What does a Highwood consulting engagement look like?

Highwood works with each client to define the right scope, whether that’s building a measurement-informed inventory, supporting regulatory compliance, evaluating technologies, training teams, or all of the above. Some projects are short-term and tactical; others are multi-year partnerships supporting strategy, operations, and reporting across global portfolios. 

What is EIP and how does it support methane inventory development?

EIP (Emissions Inventory Platform) is Highwood’s SaaS for building, managing, and reconciling measurement-informed inventories. It streamlines data ingestion, uncertainty quantification, reconciliation workflows, and audit-ready reporting — aligned with OGMP 2.0, EUMR, and other frameworks. 

How does Highwood support EUMR compliance?

Highwood helps clients meet EU Methane Regulation requirements through inventory readiness, technology planning, recordkeeping workflows, and alignment with OGMP Level 5 — which is an accepted compliance pathway under the regulation. 

What methane training programs does Highwood offer?

Highwood offers both online and in-person training tailored to field teams, compliance leads, and executives. Topics include methane science, regulatory frameworks, technology selection, inventory methods, and ESG reporting. 

How does Highwood help clients select and evaluate methane detection technologies?

Highwood maintains a technology-agnostic database of over 200 commercial solutions. Using tools like LDAR-Sim, Highwood helps clients simulate, compare, and optimize tech deployment based on asset type, leak profile, and regulatory goals. 

What makes Highwood different from other methane service providers?
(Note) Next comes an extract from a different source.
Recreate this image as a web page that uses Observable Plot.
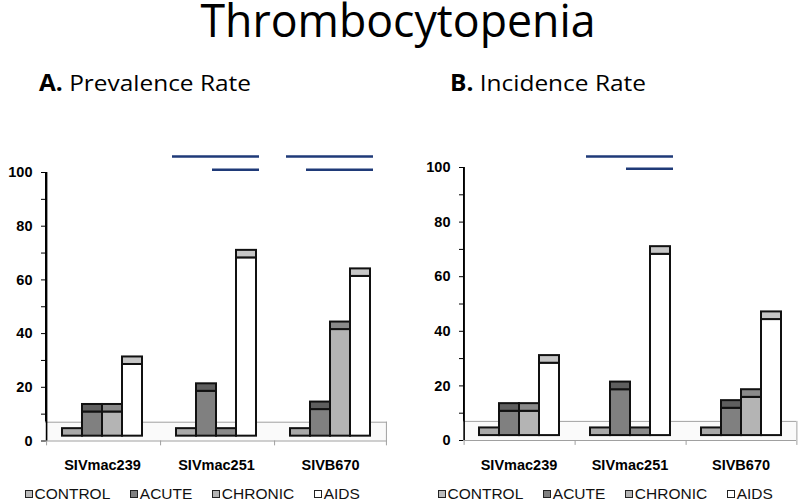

Highwood delivers the only solution built with — and for — the oil & gas industry, combining:   

  • A proven platform engineered to eliminate methane data gaps and guesswork 
  • Industry-leading consulting expertise with deep regulatory, technical and strategic insight, and 
  • A track record of enabling clients to achieve OGMP 2.0 Gold Standard with Level 5 reporting 

That’s why Highwood is trusted by companies responsible for more than 10% of global oil & gas production.